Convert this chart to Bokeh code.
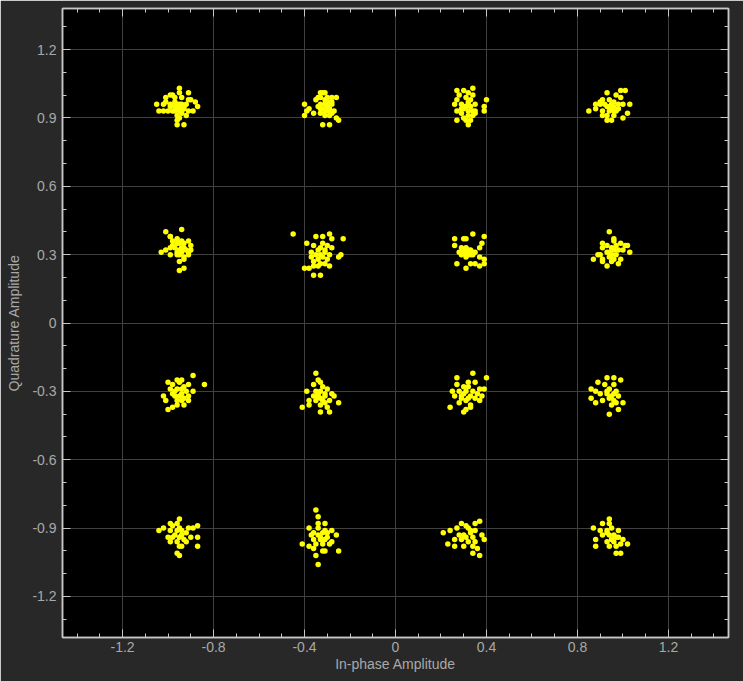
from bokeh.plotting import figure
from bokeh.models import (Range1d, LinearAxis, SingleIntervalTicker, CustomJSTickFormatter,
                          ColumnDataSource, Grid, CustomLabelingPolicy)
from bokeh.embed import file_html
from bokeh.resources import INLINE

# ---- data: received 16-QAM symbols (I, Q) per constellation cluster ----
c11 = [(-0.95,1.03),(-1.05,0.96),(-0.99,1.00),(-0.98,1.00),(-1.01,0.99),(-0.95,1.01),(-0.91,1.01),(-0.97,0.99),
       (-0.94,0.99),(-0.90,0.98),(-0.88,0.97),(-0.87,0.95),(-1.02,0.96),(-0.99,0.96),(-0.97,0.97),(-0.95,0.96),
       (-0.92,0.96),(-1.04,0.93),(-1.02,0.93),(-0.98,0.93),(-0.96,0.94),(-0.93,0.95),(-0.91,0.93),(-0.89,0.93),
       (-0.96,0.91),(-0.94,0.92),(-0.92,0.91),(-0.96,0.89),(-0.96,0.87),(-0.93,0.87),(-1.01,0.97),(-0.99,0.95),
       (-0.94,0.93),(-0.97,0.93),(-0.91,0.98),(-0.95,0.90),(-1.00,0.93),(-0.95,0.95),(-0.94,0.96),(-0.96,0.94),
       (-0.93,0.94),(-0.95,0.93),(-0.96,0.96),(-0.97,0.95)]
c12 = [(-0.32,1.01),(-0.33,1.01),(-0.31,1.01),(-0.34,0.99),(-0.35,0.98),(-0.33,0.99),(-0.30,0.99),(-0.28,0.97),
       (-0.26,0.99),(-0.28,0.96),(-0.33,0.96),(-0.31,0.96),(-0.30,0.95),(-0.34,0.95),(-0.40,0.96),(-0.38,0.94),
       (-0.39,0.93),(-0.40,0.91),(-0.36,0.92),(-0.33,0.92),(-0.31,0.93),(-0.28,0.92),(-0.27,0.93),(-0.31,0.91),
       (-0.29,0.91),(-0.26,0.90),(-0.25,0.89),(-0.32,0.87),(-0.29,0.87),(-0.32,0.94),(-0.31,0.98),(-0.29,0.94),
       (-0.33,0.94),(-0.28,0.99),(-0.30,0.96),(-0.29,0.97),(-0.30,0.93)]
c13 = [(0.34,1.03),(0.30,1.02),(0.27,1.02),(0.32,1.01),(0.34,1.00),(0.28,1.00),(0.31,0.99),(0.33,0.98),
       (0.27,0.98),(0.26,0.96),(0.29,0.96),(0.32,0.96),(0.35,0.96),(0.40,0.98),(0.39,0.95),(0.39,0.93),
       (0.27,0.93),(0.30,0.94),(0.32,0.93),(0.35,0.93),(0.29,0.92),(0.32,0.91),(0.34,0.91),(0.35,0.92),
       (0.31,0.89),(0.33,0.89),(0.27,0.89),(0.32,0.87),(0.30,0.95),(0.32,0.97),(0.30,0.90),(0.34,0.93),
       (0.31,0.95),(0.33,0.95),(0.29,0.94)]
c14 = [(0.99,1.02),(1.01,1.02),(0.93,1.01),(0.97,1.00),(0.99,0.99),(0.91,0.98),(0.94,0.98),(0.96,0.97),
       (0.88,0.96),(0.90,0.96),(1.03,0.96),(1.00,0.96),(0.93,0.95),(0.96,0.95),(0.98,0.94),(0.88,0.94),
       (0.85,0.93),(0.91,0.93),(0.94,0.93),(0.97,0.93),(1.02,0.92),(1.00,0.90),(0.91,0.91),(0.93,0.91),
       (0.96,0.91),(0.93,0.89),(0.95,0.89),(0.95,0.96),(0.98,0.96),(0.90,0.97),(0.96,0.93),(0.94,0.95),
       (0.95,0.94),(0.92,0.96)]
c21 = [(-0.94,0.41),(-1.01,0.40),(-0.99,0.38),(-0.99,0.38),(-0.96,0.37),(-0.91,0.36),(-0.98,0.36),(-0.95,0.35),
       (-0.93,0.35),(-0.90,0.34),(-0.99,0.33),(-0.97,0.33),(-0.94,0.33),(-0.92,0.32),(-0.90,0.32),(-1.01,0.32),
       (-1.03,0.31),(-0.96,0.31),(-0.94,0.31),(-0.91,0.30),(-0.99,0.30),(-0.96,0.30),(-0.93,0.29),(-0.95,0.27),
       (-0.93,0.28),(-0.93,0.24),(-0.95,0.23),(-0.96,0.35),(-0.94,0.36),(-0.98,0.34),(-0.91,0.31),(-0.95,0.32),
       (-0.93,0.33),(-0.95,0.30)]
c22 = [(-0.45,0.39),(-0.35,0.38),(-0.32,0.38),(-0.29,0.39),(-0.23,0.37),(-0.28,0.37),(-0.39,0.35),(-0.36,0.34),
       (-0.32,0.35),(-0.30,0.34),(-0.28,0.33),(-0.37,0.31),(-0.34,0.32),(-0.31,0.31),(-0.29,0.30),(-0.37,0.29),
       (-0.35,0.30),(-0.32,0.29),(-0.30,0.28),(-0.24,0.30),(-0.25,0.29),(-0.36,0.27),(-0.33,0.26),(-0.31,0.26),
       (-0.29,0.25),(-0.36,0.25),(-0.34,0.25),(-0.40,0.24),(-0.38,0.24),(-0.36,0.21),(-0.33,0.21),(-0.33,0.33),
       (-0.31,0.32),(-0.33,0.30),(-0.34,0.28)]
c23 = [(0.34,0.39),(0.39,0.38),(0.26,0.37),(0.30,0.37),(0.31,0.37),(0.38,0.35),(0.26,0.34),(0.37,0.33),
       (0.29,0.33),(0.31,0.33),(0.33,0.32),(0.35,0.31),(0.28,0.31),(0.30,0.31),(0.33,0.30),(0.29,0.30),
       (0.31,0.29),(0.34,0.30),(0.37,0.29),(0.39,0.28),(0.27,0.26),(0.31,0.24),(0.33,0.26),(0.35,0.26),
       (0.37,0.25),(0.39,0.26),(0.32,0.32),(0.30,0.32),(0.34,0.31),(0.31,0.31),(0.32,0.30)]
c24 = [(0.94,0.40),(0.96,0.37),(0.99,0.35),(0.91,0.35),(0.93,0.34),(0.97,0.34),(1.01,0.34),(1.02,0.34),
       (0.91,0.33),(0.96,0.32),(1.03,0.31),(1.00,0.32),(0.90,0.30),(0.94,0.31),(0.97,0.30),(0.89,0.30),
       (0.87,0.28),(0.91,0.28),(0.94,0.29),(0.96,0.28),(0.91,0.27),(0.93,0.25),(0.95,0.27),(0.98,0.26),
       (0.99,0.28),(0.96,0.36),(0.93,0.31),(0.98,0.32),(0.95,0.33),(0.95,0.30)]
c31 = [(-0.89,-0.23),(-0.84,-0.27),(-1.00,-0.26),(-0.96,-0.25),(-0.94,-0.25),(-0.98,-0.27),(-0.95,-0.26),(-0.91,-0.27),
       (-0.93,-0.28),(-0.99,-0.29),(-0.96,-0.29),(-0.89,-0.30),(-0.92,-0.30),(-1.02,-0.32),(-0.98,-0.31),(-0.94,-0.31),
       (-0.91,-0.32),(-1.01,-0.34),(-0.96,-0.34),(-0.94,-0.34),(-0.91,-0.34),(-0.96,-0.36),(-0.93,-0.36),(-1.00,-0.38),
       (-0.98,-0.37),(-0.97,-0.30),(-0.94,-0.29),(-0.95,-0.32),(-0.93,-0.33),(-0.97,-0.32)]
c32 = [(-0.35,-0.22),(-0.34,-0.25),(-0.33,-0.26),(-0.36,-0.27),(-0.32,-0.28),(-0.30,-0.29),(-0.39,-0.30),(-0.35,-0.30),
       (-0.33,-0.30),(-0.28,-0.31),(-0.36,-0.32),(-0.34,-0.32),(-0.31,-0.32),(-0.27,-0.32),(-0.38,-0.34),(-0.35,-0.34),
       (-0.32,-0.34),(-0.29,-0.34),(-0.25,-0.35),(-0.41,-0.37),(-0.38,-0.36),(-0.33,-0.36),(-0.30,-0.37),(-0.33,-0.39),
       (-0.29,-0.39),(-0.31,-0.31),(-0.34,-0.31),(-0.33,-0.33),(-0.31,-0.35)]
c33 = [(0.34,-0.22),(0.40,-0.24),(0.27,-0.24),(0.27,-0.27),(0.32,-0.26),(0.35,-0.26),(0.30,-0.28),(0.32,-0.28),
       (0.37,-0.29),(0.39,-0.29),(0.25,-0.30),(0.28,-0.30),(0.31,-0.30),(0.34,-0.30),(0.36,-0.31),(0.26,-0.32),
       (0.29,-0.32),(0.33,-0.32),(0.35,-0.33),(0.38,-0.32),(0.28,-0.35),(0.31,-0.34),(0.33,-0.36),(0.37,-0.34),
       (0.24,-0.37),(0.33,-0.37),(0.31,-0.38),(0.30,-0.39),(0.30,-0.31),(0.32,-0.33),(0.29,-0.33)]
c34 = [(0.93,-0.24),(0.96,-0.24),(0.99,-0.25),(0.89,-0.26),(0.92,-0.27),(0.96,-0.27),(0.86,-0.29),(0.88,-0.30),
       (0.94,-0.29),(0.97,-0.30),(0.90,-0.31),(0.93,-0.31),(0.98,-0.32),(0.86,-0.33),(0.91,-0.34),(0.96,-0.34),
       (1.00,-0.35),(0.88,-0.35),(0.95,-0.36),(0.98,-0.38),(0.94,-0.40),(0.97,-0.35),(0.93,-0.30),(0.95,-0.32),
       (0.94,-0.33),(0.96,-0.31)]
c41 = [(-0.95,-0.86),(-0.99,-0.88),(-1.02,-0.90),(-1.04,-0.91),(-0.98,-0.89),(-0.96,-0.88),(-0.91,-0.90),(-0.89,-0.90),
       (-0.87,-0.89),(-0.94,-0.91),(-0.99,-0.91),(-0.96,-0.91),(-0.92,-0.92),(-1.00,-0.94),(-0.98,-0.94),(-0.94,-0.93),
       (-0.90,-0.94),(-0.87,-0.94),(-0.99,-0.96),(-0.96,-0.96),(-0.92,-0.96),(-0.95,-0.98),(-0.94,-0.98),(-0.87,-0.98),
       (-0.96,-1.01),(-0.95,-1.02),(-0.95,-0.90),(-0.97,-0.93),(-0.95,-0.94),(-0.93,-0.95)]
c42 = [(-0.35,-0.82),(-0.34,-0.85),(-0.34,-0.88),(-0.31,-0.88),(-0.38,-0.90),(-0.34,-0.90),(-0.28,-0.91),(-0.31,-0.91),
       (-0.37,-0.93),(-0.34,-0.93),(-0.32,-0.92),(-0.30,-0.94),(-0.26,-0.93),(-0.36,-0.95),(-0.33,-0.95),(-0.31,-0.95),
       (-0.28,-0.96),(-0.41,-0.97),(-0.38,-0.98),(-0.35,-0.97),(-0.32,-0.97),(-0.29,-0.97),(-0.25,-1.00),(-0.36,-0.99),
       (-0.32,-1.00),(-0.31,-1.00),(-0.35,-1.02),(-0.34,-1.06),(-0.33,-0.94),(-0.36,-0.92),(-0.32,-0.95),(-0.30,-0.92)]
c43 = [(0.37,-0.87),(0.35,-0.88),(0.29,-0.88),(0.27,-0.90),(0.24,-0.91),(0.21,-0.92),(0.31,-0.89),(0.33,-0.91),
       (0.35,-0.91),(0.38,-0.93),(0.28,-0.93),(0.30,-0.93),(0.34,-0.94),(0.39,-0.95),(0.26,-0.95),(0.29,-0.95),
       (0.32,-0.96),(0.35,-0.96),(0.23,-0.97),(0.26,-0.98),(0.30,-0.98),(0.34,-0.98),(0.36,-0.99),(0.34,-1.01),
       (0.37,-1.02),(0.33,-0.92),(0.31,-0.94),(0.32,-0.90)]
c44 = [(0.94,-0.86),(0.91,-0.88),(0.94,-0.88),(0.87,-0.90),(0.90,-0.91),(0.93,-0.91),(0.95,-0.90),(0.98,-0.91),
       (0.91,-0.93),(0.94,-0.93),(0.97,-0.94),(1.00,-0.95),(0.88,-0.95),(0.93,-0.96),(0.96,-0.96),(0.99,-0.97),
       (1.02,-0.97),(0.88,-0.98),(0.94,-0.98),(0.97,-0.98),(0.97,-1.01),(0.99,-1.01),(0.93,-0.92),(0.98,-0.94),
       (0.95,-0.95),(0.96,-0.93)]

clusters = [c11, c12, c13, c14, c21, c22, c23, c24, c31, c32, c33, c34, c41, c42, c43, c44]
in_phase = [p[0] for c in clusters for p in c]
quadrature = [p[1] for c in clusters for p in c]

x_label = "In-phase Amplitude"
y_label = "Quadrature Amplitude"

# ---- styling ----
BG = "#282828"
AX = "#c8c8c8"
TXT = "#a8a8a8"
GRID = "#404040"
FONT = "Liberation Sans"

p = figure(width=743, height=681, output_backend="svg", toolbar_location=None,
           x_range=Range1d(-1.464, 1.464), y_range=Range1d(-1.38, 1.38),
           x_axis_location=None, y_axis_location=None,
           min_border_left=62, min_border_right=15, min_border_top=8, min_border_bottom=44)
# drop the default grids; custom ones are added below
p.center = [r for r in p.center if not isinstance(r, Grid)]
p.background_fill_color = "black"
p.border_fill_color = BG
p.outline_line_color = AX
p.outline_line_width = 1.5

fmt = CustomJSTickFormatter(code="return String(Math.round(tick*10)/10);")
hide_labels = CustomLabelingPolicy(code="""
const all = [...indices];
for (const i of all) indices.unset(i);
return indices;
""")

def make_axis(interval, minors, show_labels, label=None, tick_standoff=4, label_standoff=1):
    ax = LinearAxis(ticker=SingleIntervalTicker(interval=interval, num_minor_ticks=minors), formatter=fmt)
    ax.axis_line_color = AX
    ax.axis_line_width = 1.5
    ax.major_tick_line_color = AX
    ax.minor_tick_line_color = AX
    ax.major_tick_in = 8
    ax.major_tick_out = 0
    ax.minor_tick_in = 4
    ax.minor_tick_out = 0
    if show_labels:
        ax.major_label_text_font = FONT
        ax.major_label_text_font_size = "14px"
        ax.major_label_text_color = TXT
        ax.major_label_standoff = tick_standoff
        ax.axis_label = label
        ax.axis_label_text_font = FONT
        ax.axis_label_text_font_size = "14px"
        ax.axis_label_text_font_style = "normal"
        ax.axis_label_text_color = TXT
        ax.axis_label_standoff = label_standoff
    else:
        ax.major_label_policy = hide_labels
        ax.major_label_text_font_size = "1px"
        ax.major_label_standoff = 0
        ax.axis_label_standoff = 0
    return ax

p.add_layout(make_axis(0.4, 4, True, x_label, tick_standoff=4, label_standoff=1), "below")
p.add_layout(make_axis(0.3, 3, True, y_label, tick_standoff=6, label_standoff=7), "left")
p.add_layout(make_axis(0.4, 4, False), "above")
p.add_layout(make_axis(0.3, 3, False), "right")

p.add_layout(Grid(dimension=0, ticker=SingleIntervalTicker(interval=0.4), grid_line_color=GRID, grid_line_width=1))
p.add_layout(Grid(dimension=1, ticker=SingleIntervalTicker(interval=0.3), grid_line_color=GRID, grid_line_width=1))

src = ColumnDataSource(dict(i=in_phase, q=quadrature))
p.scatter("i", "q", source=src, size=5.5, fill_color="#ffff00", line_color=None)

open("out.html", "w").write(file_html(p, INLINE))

=-=-=

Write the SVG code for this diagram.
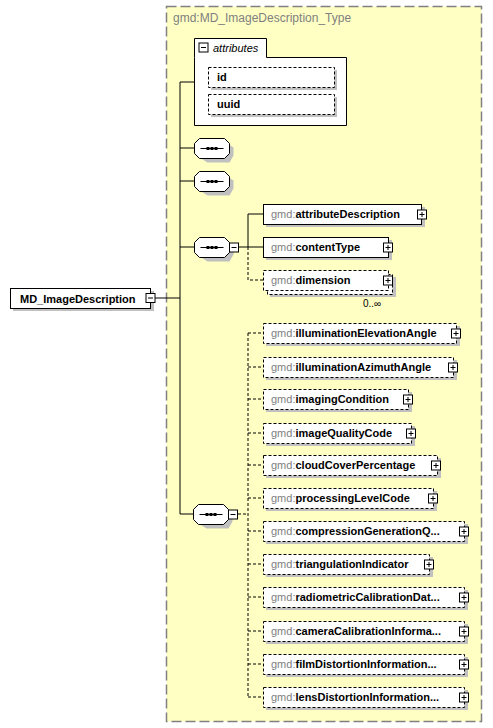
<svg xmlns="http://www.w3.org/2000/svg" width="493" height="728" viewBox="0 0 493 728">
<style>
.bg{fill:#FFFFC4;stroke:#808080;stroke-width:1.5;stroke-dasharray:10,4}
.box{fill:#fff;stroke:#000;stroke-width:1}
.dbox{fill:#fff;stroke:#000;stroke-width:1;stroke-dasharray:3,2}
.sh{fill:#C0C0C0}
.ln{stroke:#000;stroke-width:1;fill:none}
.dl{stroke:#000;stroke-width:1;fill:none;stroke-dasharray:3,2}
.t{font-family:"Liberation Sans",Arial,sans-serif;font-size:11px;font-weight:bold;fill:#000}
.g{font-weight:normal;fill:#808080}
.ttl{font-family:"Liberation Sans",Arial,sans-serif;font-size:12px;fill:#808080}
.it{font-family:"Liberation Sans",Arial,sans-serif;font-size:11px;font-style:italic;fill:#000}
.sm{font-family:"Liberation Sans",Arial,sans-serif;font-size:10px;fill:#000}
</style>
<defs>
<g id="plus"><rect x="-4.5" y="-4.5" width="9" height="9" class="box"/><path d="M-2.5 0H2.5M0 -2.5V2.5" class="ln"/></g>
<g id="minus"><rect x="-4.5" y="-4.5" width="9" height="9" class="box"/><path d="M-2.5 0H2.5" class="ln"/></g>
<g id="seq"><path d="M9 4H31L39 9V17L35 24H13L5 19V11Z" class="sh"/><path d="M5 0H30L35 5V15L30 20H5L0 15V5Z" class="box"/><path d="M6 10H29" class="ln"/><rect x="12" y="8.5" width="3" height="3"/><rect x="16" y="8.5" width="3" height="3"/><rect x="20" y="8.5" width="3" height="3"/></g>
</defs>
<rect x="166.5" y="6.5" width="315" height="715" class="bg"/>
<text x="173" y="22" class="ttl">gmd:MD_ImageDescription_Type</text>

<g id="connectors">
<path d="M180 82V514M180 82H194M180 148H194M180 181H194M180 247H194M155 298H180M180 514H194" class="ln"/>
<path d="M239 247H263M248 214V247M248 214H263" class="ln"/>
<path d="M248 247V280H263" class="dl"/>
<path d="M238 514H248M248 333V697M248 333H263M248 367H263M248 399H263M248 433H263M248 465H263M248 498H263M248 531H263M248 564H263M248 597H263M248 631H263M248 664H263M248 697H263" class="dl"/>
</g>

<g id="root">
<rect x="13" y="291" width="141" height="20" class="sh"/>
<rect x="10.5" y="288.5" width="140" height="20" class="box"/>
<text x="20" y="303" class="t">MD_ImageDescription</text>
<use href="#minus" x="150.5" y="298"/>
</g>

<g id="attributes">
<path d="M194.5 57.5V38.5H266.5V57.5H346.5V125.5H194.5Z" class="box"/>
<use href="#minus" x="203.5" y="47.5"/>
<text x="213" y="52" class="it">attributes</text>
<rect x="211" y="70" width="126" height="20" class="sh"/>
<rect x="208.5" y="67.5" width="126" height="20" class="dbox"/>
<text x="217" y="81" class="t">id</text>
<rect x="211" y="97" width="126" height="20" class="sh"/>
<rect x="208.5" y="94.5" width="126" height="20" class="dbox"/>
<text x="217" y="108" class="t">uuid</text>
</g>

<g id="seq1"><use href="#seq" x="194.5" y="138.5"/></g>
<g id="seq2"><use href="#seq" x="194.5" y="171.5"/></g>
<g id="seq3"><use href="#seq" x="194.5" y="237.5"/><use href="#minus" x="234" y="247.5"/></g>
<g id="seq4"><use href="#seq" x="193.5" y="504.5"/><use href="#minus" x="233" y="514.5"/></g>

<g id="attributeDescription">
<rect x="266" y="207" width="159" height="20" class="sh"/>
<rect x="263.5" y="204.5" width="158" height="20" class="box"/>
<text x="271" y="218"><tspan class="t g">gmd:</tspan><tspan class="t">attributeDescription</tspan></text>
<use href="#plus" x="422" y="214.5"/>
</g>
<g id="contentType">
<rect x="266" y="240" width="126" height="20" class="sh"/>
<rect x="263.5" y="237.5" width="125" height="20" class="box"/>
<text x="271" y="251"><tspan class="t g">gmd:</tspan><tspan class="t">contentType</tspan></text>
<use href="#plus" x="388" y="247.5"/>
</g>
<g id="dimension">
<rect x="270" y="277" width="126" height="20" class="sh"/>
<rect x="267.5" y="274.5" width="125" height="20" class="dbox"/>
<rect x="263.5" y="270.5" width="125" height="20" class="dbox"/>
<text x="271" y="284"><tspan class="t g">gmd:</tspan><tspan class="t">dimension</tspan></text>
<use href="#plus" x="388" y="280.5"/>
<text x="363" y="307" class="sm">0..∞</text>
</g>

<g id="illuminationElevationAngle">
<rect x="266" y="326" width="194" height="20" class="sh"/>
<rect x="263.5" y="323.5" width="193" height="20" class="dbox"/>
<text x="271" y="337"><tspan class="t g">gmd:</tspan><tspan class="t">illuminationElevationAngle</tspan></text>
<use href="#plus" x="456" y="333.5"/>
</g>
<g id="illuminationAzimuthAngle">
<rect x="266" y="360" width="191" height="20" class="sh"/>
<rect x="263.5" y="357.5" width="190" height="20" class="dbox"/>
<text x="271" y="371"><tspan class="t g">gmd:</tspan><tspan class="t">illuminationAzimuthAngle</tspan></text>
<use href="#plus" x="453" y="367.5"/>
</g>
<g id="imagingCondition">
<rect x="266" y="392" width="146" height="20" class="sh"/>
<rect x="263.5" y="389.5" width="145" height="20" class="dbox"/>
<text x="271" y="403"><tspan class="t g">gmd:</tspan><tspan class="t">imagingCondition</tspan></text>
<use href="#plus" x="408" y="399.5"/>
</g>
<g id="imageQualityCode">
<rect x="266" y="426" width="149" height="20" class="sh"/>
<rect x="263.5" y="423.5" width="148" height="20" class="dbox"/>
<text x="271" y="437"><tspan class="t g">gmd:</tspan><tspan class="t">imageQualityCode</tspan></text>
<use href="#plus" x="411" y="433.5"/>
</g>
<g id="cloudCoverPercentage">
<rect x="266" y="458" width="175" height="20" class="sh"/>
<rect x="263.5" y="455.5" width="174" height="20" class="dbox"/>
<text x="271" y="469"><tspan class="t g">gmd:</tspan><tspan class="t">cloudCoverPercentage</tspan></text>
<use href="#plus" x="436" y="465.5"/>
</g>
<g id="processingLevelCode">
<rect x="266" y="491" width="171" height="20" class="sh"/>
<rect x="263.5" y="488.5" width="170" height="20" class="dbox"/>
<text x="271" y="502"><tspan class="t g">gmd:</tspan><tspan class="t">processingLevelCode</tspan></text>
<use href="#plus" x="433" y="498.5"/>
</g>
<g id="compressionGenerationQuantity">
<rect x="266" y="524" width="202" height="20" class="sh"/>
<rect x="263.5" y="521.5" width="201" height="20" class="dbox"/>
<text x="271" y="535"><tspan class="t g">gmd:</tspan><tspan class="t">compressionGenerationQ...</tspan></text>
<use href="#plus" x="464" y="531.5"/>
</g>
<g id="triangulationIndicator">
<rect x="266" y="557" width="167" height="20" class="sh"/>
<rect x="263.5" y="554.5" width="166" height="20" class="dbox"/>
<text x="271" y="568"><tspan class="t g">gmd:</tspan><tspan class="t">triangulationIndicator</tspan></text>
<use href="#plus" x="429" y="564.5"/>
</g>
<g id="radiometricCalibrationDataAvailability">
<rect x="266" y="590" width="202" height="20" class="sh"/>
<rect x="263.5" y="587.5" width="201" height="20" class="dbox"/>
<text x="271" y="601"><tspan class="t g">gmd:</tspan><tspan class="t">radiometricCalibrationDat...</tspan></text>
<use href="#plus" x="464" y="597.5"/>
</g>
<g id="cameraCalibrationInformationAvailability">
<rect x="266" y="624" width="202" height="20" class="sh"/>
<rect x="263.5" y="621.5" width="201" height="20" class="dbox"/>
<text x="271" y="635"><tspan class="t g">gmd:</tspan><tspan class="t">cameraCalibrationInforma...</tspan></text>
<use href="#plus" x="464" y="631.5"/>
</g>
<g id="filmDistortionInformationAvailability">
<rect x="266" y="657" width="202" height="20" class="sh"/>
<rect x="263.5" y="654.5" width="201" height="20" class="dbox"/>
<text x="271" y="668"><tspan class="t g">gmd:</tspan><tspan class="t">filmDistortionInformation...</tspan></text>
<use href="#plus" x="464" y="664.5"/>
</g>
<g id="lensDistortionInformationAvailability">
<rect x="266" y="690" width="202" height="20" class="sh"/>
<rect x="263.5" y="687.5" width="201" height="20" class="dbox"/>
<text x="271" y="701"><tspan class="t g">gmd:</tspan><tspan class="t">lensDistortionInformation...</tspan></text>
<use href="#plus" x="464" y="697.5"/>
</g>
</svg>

=-=-=

:: Do this ::
The lines you need run from the one containing "Convert this chart to Bokeh code." down to the one containing "from bokeh.resources import INLINE"; print them exactly, both ends included, and leave out pictures.

:: Answer below ::
Convert this chart to Bokeh code.
from bokeh.plotting import figure
from bokeh.models import (Range1d, LinearAxis, SingleIntervalTicker, CustomJSTickFormatter,
                          ColumnDataSource, Grid, CustomLabelingPolicy)
from bokeh.embed import file_html
from bokeh.resources import INLINE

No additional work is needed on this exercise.